Gallan’s friend Michael Domnitz recalled in this year’s Sundance Film Festival-award winning documentary on the brothers, “Three Identical Strangers,” the moment he knew the man on campus wasn’t Gallan.
“As soon as this guy turned around, I was actually shaking,” Domnitz said in the film. “The color from my face dropped because I knew it was his (Gallan’s) double.”
Domnitz then asked Shafran if he was adopted and if he shared the same birthday as his friend. Sharfran confirmed he did, affirming Domnitz’s suspicions, which lead to a 19-year-long overdue reunion.
When Shafran and Gallan’s meeting garnered a lot of local news coverage and after their picture appeared in a newspaper, Kellman contacted his siblings to inform them they were, in fact, triplets.

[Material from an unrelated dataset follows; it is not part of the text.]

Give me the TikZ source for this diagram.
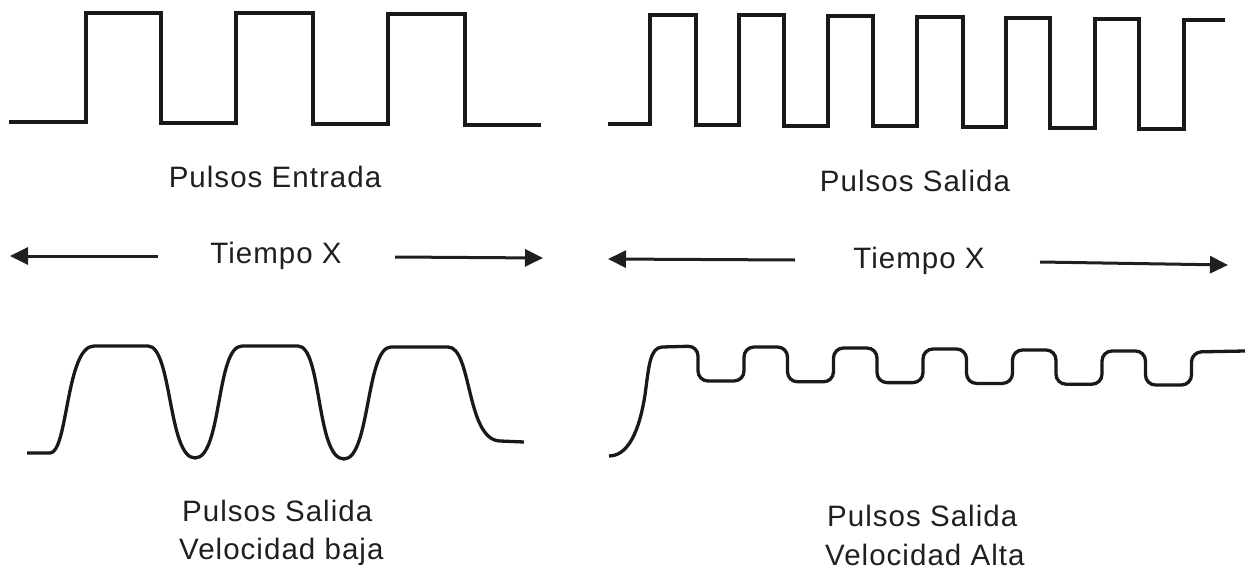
\documentclass[tikz,border=0pt]{standalone}
\usepackage{fontspec}
\setmainfont{Liberation Sans}[LetterSpace=3.5]
\usetikzlibrary{arrows.meta}
\begin{document}
\begin{tikzpicture}[x=1pt,y=-1pt,
  wave/.style={line width=3.3pt, line join=miter, black!90},
  lbl/.style={font=\fontsize{29.5}{35}\selectfont, inner sep=0pt, anchor=base, text=black!88},
  tarrow/.style={line width=3pt, black!88, -{Triangle[length=18pt,width=17pt]}}]
\useasboundingbox (0,0) rectangle (1248,573);

% top-left: input pulses
\draw[wave] (9,122) -- (86,122) -- (86,13) -- (161,13) -- (161,123) -- (236,123)
  -- (236,13) -- (313,13) -- (313,124) -- (388,124) -- (388,14) -- (465,14)
  -- (465,125) -- (541,125);

% top-right: output pulses
\draw[wave] (608,124) -- (650,124) -- (650,15) -- (696,15) -- (696,125) -- (739,125)
  -- (739,15) -- (784,15) -- (784,126) -- (828,126) -- (828,16) -- (873,16)
  -- (873,126) -- (917,126) -- (917,17) -- (963,17) -- (963,127) -- (1006,127)
  -- (1006,18) -- (1050,18) -- (1050,128) -- (1095,128) -- (1095,19) -- (1139,19)
  -- (1139,129) -- (1184,129) -- (1184,20) -- (1225,20);

% bottom-left: low speed
\draw[wave] (27,453) -- (50,453)
  .. controls (68,453) and (66,346) .. (94,346) -- (148,346)
  .. controls (172,346) and (168,458) .. (195,458)
  .. controls (222,458) and (216,346) .. (242,346) -- (298,346)
  .. controls (322,346) and (316,459) .. (344,459)
  .. controls (370,459) and (366,347) .. (391,347) -- (448,347)
  .. controls (472,347) and (466,440) .. (500,441) -- (524,442);

% bottom-right: high speed
\draw[wave] (609,456) .. controls (632,456) and (641,420) .. (645,395)
  .. controls (649,365) and (650,348) .. (662,347)
  [rounded corners=10pt]
  \foreach \k in {0,...,5} {
    -- ({698+89.5*\k},{346+\k}) -- ({698+89.5*\k},{381+0.8*\k})
    -- ({744+89.5*\k},{381+0.8*\k}) -- ({744+89.5*\k},{347+\k})
  } -- (1245,351);

% labels
\node[lbl] (pe) at (275,187) {Pulsos Entrada};
\node[lbl] (ps1) at (915,191) {Pulsos Salida};
\node[lbl] (t1) at (276,263) {Tiempo X};
\node[lbl] (t2) at (919,268) {Tiempo X};
\node[lbl, anchor=base west] (ps2) at (182,521) {Pulsos Salida};
\node[lbl, anchor=base west] (vb) at (179,559) {Velocidad baja};
\node[lbl, anchor=base west] (ps3) at (827,526) {Pulsos Salida};
\node[lbl, anchor=base west] (va) at (825,565) {Velocidad Alta};

% time arrows
\coordinate (a1s) at (158,256);
\coordinate (a1e) at (10,256);
\coordinate (a2s) at (395,257);
\coordinate (a2e) at (543,258);
\coordinate (a3s) at (795,260);
\coordinate (a3e) at (608,259);
\coordinate (a4s) at (1040,262);
\coordinate (a4e) at (1228,265);
\draw[tarrow] (a1s) -- (a1e);
\draw[tarrow] (a2s) -- (a2e);
\draw[tarrow] (a3s) -- (a3e);
\draw[tarrow] (a4s) -- (a4e);
\end{tikzpicture}
\end{document}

After the three were reunited, they discovered why they were separated at birth and learned they were placed in homes of varying economic levels and were periodically evaluated by the Development Center’s research team over the course of their upbringings.
Sadly, Gallan took his own life in 1994 but Shafran and Kellman are currently seeking an apology and legal compensation from The Jewish Board. They also want the documents from the study to be released, according to The Independent.
“The Jewish Board does not endorse the study undertaken by Dr. Peter Neubauer, and is appreciative that the film has created an opportunity for a public discourse about it,” a spokeswoman from the Board told The Washington Post. “We hope that the film encourages others to come forward and request access to their records.”